Some time ago I read Hemingway's Girl by Erika Robuck and loved it so much I was anxious to read this one. This is her third book featuring a famous person from the Roaring Twenties; the other was about Zelda Fitzgerald and I haven't had a chance to read that one yet.
As in the others, Robuck creates a fictional woman who becomes involved (or ensnared) in the life of a real eccentric artistic type. In this one it is Edna St. Vincent Millay who can hardly be overdone in eccentricity. Our fictional heroine is Laura Kelley, a small town seamstress who has an illegitimate child. The little girl, named Grace, is adorable and a delight for her mother, but both are shunned by the holier-than-thou leading citizens of the town.
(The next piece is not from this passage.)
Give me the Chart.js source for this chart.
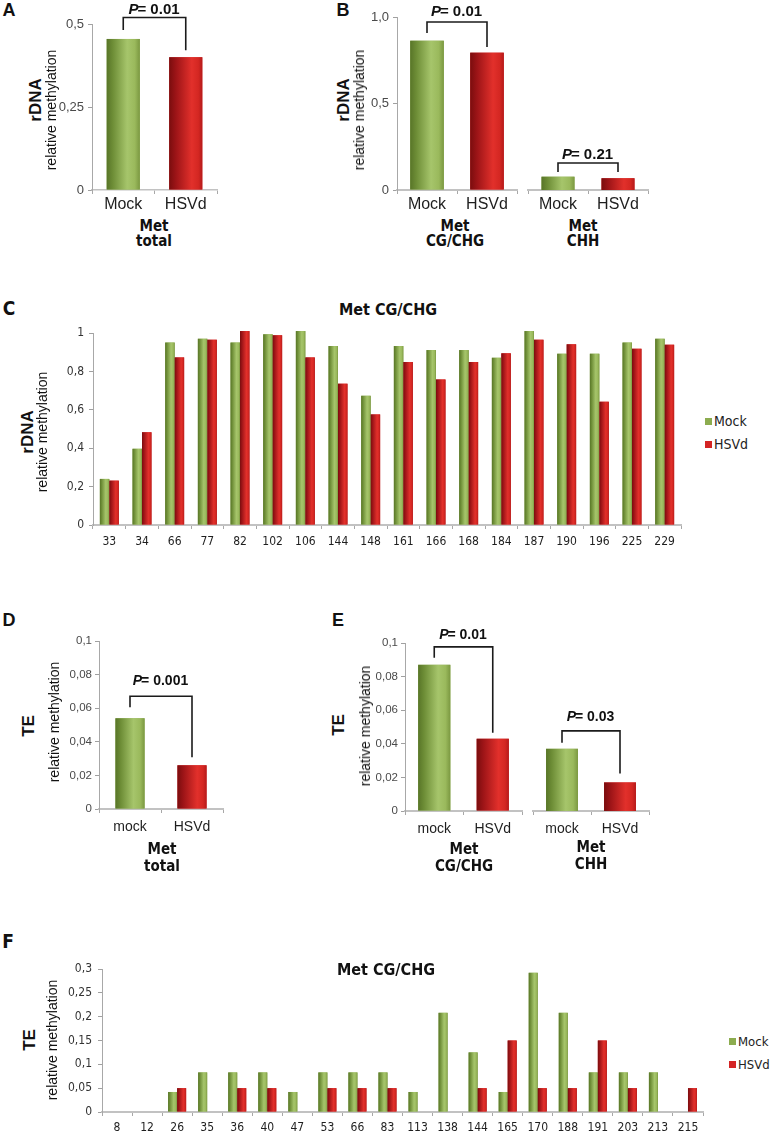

The father isn't named but we know he still lives in the town, and I had the wrong man in mind until near the end of the book.
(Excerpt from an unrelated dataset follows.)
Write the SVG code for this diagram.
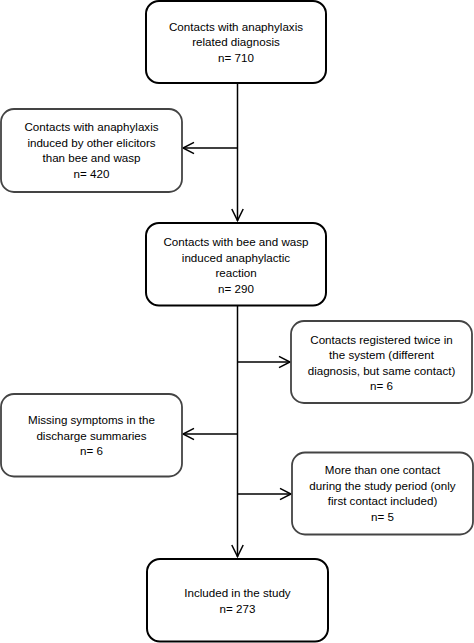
<svg xmlns="http://www.w3.org/2000/svg" width="474" height="643" viewBox="0 0 474 643">
<defs>
<style>
.main{fill:#fff;stroke:#000;stroke-width:2}
.side{fill:#fff;stroke:#444;stroke-width:1.8}
.t{font-family:"Liberation Sans",Arial,sans-serif;font-size:11.6px;fill:#000;text-anchor:middle}
.c{fill:none;stroke:#000;stroke-width:1.5}
.ah{fill:none;stroke:#000;stroke-width:1.5}
</style>
</defs>
<rect width="474" height="643" fill="#fff"/>
<g id="connectors">
<line class="c" x1="237.5" y1="84" x2="237.5" y2="221"/>
<line class="c" x1="237.5" y1="306" x2="237.5" y2="557"/>
<line class="c" x1="237.5" y1="148" x2="183" y2="148"/>
<line class="c" x1="237.5" y1="362" x2="290" y2="362"/>
<line class="c" x1="237.5" y1="434" x2="183" y2="434"/>
<line class="c" x1="237.5" y1="494" x2="291" y2="494"/>
<polyline class="ah" points="194,142.3 183,148 194,153.7"/>
<polyline class="ah" points="231.8,209 237.5,220.5 243.2,209"/>
<polyline class="ah" points="279,356.3 290,362 279,367.7"/>
<polyline class="ah" points="194,428.3 183,434 194,439.7"/>
<polyline class="ah" points="280,488.3 291,494 280,499.7"/>
<polyline class="ah" points="231.8,545 237.5,556.5 243.2,545"/>
</g>
<g id="n1">
<rect class="main" x="146" y="1" width="180" height="82" rx="13"/>
<text class="t" x="236" y="30.5">Contacts with anaphylaxis</text>
<text class="t" x="236" y="46">related diagnosis</text>
<text class="t" x="236" y="61.5">n= 710</text>
</g>
<g id="n2">
<rect class="side" x="1" y="109" width="181" height="83" rx="13"/>
<text class="t" x="91.5" y="131">Contacts with anaphylaxis</text>
<text class="t" x="91.5" y="146.5">induced by other elicitors</text>
<text class="t" x="91.5" y="162">than bee and wasp</text>
<text class="t" x="91.5" y="177.5">n= 420</text>
</g>
<g id="n3">
<rect class="main" x="146" y="223" width="180" height="82.5" rx="13"/>
<text class="t" x="236" y="246">Contacts with bee and wasp</text>
<text class="t" x="236" y="261.5">induced anaphylactic</text>
<text class="t" x="236" y="277">reaction</text>
<text class="t" x="236" y="292.5">n= 290</text>
</g>
<g id="n4">
<rect class="side" x="291" y="321" width="181" height="82" rx="13"/>
<text class="t" x="381.5" y="343.5">Contacts registered twice in</text>
<text class="t" x="381.5" y="359">the system (different</text>
<text class="t" x="381.5" y="374.5">diagnosis, but same contact)</text>
<text class="t" x="381.5" y="390">n= 6</text>
</g>
<g id="n5">
<rect class="side" x="1" y="394" width="181" height="82.5" rx="13"/>
<text class="t" x="91.5" y="424">Missing symptoms in the</text>
<text class="t" x="91.5" y="439.5">discharge summaries</text>
<text class="t" x="91.5" y="455">n= 6</text>
</g>
<g id="n6">
<rect class="side" x="292" y="452.5" width="181" height="82" rx="13"/>
<text class="t" x="382.5" y="474">More than one contact</text>
<text class="t" x="382.5" y="489.5">during the study period (only</text>
<text class="t" x="382.5" y="505">first contact included)</text>
<text class="t" x="382.5" y="520.5">n= 5</text>
</g>
<g id="n7">
<rect class="main" x="147" y="559" width="181" height="82.5" rx="13"/>
<text class="t" x="237.5" y="597">Included in the study</text>
<text class="t" x="237.5" y="612.5">n= 273</text>
</g>
</svg>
Out in the country nearby is a large house where Millay and her husband live. The townspeople gossip tirelessly about the wild drunken parties that go on there, especially since they know men who have been seduced by the poet. Apparently Millay and her husband have an "open" marriage, anathema to the rest of the world in that part of upstate New York.
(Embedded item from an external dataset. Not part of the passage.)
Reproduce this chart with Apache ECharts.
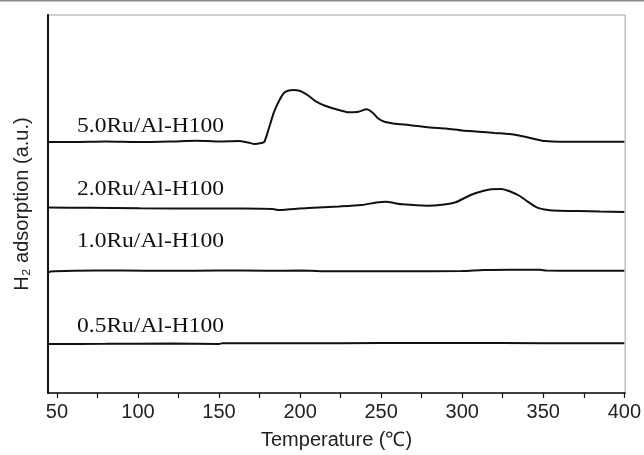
<!DOCTYPE html>
<html>
<head>
<meta charset="utf-8">
<script src="https://cdn.jsdelivr.net/npm/echarts@6/dist/echarts.min.js"></script>
<style>html,body{margin:0;padding:0;background:#fff;}#c{width:644px;height:455px;}</style>
</head>
<body>
<div id="c"></div>
<script>
// Temperature (°C) and signal (a.u.)
const t50 = [44.5, 60, 80, 100, 120, 136, 150, 162, 168, 172, 176, 178, 181, 184, 187, 190, 193, 196, 199, 201, 205, 210, 215, 220, 225, 230, 236, 241, 245, 248, 252, 260, 267, 280, 290, 300, 310, 320, 329, 335, 340, 346, 351, 360, 370, 385, 400];
const v50 = [251, 251, 251.5, 251, 251.5, 252.3, 251.5, 252, 250.5, 249, 250, 251.3, 266, 281.3, 292, 300, 302.5, 303, 302.5, 301.3, 297.5, 291.3, 287.5, 284.7, 282.5, 280.7, 281.3, 283.7, 280, 274.7, 271.3, 269, 268, 265.5, 264.5, 262.5, 261.3, 260, 259, 257.5, 255.7, 253.5, 252, 251.3, 251.3, 251.3, 251.3];

const t20 = [44.5, 70, 101, 142, 165, 183, 187, 192, 205, 224, 238, 247, 253, 258, 263, 278, 289, 296, 302, 308, 314, 318, 324, 330, 335, 339, 346, 353, 360, 372, 385, 400];
const v20 = [185.5, 185.2, 184.7, 184.5, 184.5, 184, 183, 183.5, 185, 186.5, 188, 190.5, 191.3, 190, 188.7, 187.3, 188.5, 190.7, 195.5, 199.7, 202.5, 203.7, 204, 201.3, 197.5, 193, 185.7, 183, 182.3, 182, 181.5, 181];

const t10 = [44.5, 46, 60, 90, 120, 150, 180, 200, 220, 260, 300, 313, 330, 348, 352, 370, 400];
const v10 = [120, 121.5, 122.3, 122.5, 122.2, 122.5, 122.3, 122.4, 121.8, 121.8, 122, 123, 123.3, 123.3, 122.4, 122.3, 122.2];

const t05 = [44.5, 80, 120, 150, 152, 200, 250, 300, 350, 400];
const v05 = [49, 49.2, 49.4, 49, 49.7, 49.7, 50, 50, 49.8, 49.7];

const xTicks = [50, 75, 100, 125, 150, 175, 200, 225, 250, 275, 300, 325, 350, 375, 400];
const xLabels = [50, 100, 150, 200, 250, 300, 350, 400];
const seriesNames = ['5.0Ru/Al-H100', '2.0Ru/Al-H100', '1.0Ru/Al-H100', '0.5Ru/Al-H100'];

function pairs(t, v) { return t.map((x, i) => [x, v[i]]); }

const chart = echarts.init(document.getElementById('c'), null, {renderer: 'canvas'});
const lineStyle = {color: '#111', width: 2};
const mk = (name, t, v) => ({
  name, type: 'line', data: pairs(t, v), showSymbol: false, symbol: 'none',
  smooth: 0.25, lineStyle, silent: true, animation: false
});
const sans = '"Liberation Sans", Arial, sans-serif';
const labelFont = '21px "Liberation Serif", "Times New Roman", serif';
const labelY = [126, 189, 241.5, 326.5];

chart.setOption({
  animation: false,
  backgroundColor: '#fff',
  grid: {left: 48, right: 17, top: 15, bottom: 62, show: true, borderColor: '#a0a0a0', borderWidth: 1, backgroundColor: '#fff'},
  xAxis: {
    type: 'value', min: 44.5, max: 400.5,
    name: 'Temperature (\u2103)', nameLocation: 'middle', nameGap: 37,
    nameTextStyle: {fontFamily: sans, fontSize: 20, color: '#222'},
    axisLine: {show: true, lineStyle: {color: '#111', width: 1.5}},
    axisTick: {show: true, inside: false, length: 5, customValues: xTicks, lineStyle: {color: '#111', width: 1.2}},
    axisLabel: {customValues: xLabels, fontFamily: sans, fontSize: 20, color: '#222', margin: 9},
    splitLine: {show: false}
  },
  yAxis: {
    type: 'value', min: 0, max: 378,
    name: 'H\u2082 adsorption (a.u.)', nameLocation: 'middle', nameRotate: 90, nameGap: 16,
    nameTextStyle: {fontFamily: sans, fontSize: 20, color: '#222'},
    axisLine: {show: true, lineStyle: {color: '#111', width: 2}},
    axisTick: {show: false}, axisLabel: {show: false}, splitLine: {show: false}
  },
  series: [mk(seriesNames[0], t50, v50), mk(seriesNames[1], t20, v20), mk(seriesNames[2], t10, v10), mk(seriesNames[3], t05, v05)],
  graphic: [
    {type: 'rect', shape: {x: 0, y: 0, width: 644, height: 1.5}, style: {fill: '#8a8a8a'}, silent: true},
    ...seriesNames.map((n, i) => ({
      type: 'text', x: 77, y: labelY[i], scaleX: 1.12, silent: true,
      style: {text: n, font: labelFont, fill: '#111', verticalAlign: 'middle', align: 'left'}
    }))
  ]
});
</script>
</body>
</html>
Laura's only friend is her sister but that relationship is strained as well. When no one will bring work to Laura and her electricity is shut off for nonpayment of the bills, Millay asks her to make an at home gown for her. She pays ahead of time and Laura relishes working with rich fabrics, but she is afraid to let anyone know that she is sewing for the "witch." More orders follow for Laura's own designs. Such rewarding work.
Although I loved the character of Laura and enjoyed the up-tight townspeople, the real reason to read the book is this look at Edna St. Vincent Millay. I had read something about her before so I knew what kind of person she was, but I believe fiction is the way to really get to know her and her lifestyle. She was so self-centered it's hard to believe, but that's the way it was.